### PROBLEM DETAILS:
Skip all pictures. Write out the data below from its first line through the line that contains "right=of profile] (bias)".
┌─ DATA SHOWN
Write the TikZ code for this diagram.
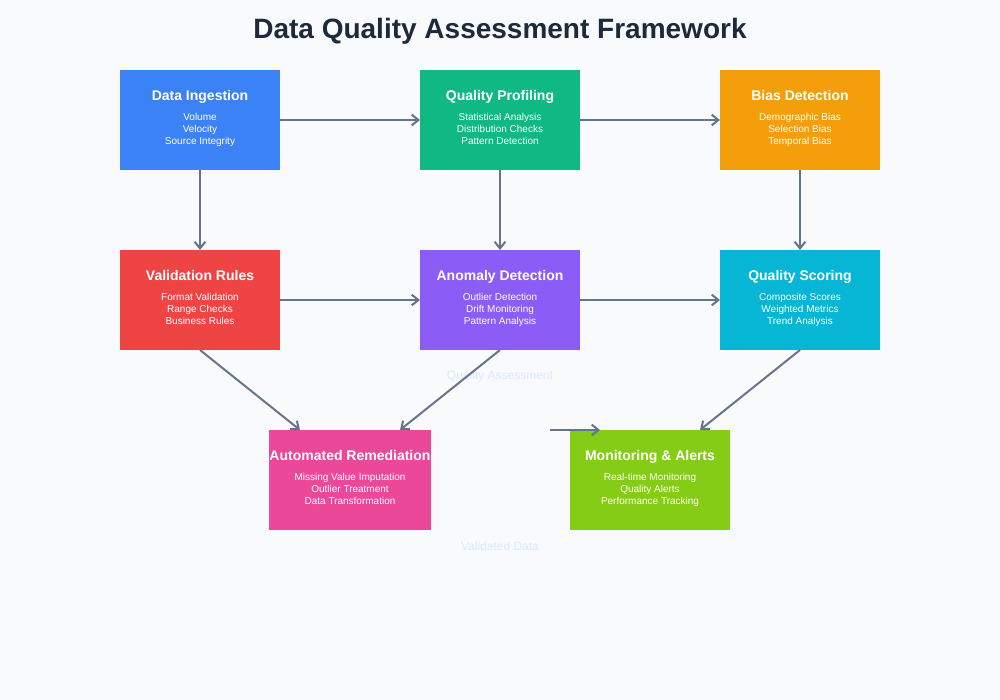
\documentclass[tikz,border=0pt]{standalone}
\usepackage{fontspec}
\setmainfont{Liberation Sans}
\usepackage{tikz}
\usetikzlibrary{positioning, arrows.meta}

\definecolor{bgpage}{HTML}{F8FAFC}
\definecolor{titleink}{HTML}{1E293B}
\definecolor{flowink}{HTML}{64748B}
\definecolor{faintink}{HTML}{DBEAFE}
\definecolor{cIngest}{HTML}{3B82F6}
\definecolor{cProfile}{HTML}{10B981}
\definecolor{cBias}{HTML}{F59E0B}
\definecolor{cValid}{HTML}{EF4444}
\definecolor{cAnomaly}{HTML}{8B5CF6}
\definecolor{cScore}{HTML}{06B6D4}
\definecolor{cRemedy}{HTML}{EC4899}
\definecolor{cMonitor}{HTML}{84CC16}

% title and sub lines of one stage box
\newcommand{\stagetext}[2]{%
	{\bfseries\fontsize{10.5}{12}\selectfont #1}\\[6pt]#2\\[-5pt]}

\tikzset{
	flow/.style={draw=flowink, line width=1.5pt, -{Straight Barb[length=5pt, width=8pt]}}, % the grey connectors
	stage/.style={rectangle, fill=#1, text=white, minimum width=120pt, minimum height=75pt, align=center, inner sep=0pt, outer sep=0pt, font=\fontsize{7.5}{9}\selectfont}, % coloured boxes
	faint/.style={text=faintink, font=\fontsize{9}{11}\selectfont}, % pale labels
	node distance=60pt and 105pt, % gaps between the boxes
}

\begin{document}
\begin{tikzpicture}[x=0.75pt, y=-0.75pt]
	\fill[bgpage] (0,0) rectangle (1000,700);
	\useasboundingbox (0,0) rectangle (1000,700);

	\node[text=titleink, font=\bfseries\fontsize{21}{25}\selectfont] (title) at (500,31) {Data Quality Assessment Framework};

	\node[stage=cIngest] (ingest) at (200,120) {\stagetext{Data Ingestion}{Volume\\Velocity\\Source Integrity}};
	\node[stage=cProfile, right=of ingest] (profile) {\stagetext{Quality Profiling}{Statistical Analysis\\Distribution Checks\\Pattern Detection}};
	\node[stage=cBias, right=of profile] (bias) {\stagetext{Bias Detection}{Demographic Bias\\Selection Bias\\Temporal Bias}};

	\node[stage=cValid, below=of ingest] (valid) {\stagetext{Validation Rules}{Format Validation\\Range Checks\\Business Rules}};
	\node[stage=cAnomaly, below=of profile] (anomaly) {\stagetext{Anomaly Detection}{Outlier Detection\\Drift Monitoring\\Pattern Analysis}};
	\node[stage=cScore, below=of bias] (score) {\stagetext{Quality Scoring}{Composite Scores\\Weighted Metrics\\Trend Analysis}};

	\node[stage=cRemedy] (remedy) at (350,480) {\stagetext{Automated Remediation}{Missing Value Imputation\\Outlier Treatment\\Data Transformation}};
	\node[stage=cMonitor] (monitor) at (650,480) {\stagetext{Monitoring \& Alerts}{Real-time Monitoring\\Quality Alerts\\Performance Tracking}};

	\node[faint] (assess) at (500,376) {Quality Assessment};
	\node[faint] (validated) at (500,546) {Validated Data};
	\coordinate (handoff) at (550,430);

	\draw[flow] (ingest) -- (profile);
	\draw[flow] (profile) -- (bias);
	\draw[flow] (ingest) -- (valid);
	\draw[flow] (profile) -- (anomaly);
	\draw[flow] (bias) -- (score);
	\draw[flow] (valid) -- (anomaly);
	\draw[flow] (anomaly) -- (score);
	\draw[flow] (valid.south) -- ([xshift=-37.5pt]remedy.north);
	\draw[flow] (anomaly.south) -- ([xshift=37.5pt]remedy.north);
	\draw[flow] (score.south) -- ([xshift=37.5pt]monitor.north);
	\draw[flow] (handoff) -- ([xshift=-37.5pt]monitor.north);
\end{tikzpicture}
\end{document}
└─
### FINISHED EXERCISE:
Write the TikZ code for this diagram.
\documentclass[tikz,border=0pt]{standalone}
\usepackage{fontspec}
\setmainfont{Liberation Sans}
\usepackage{tikz}
\usetikzlibrary{positioning, arrows.meta}

\definecolor{bgpage}{HTML}{F8FAFC}
\definecolor{titleink}{HTML}{1E293B}
\definecolor{flowink}{HTML}{64748B}
\definecolor{faintink}{HTML}{DBEAFE}
\definecolor{cIngest}{HTML}{3B82F6}
\definecolor{cProfile}{HTML}{10B981}
\definecolor{cBias}{HTML}{F59E0B}
\definecolor{cValid}{HTML}{EF4444}
\definecolor{cAnomaly}{HTML}{8B5CF6}
\definecolor{cScore}{HTML}{06B6D4}
\definecolor{cRemedy}{HTML}{EC4899}
\definecolor{cMonitor}{HTML}{84CC16}

% title and sub lines of one stage box
\newcommand{\stagetext}[2]{%
	{\bfseries\fontsize{10.5}{12}\selectfont #1}\\[6pt]#2\\[-5pt]}

\tikzset{
	flow/.style={draw=flowink, line width=1.5pt, -{Straight Barb[length=5pt, width=8pt]}}, % the grey connectors
	stage/.style={rectangle, fill=#1, text=white, minimum width=120pt, minimum height=75pt, align=center, inner sep=0pt, outer sep=0pt, font=\fontsize{7.5}{9}\selectfont}, % coloured boxes
	faint/.style={text=faintink, font=\fontsize{9}{11}\selectfont}, % pale labels
	node distance=60pt and 105pt, % gaps between the boxes
}

\begin{document}
\begin{tikzpicture}[x=0.75pt, y=-0.75pt]
	\fill[bgpage] (0,0) rectangle (1000,700);
	\useasboundingbox (0,0) rectangle (1000,700);

	\node[text=titleink, font=\bfseries\fontsize{21}{25}\selectfont] (title) at (500,31) {Data Quality Assessment Framework};

	\node[stage=cIngest] (ingest) at (200,120) {\stagetext{Data Ingestion}{Volume\\Velocity\\Source Integrity}};
	\node[stage=cProfile, right=of ingest] (profile) {\stagetext{Quality Profiling}{Statistical Analysis\\Distribution Checks\\Pattern Detection}};
	\node[stage=cBias, right=of profile] (bias) {\stagetext{Bias Detection}{Demographic Bias\\Selection Bias\\Temporal Bias}};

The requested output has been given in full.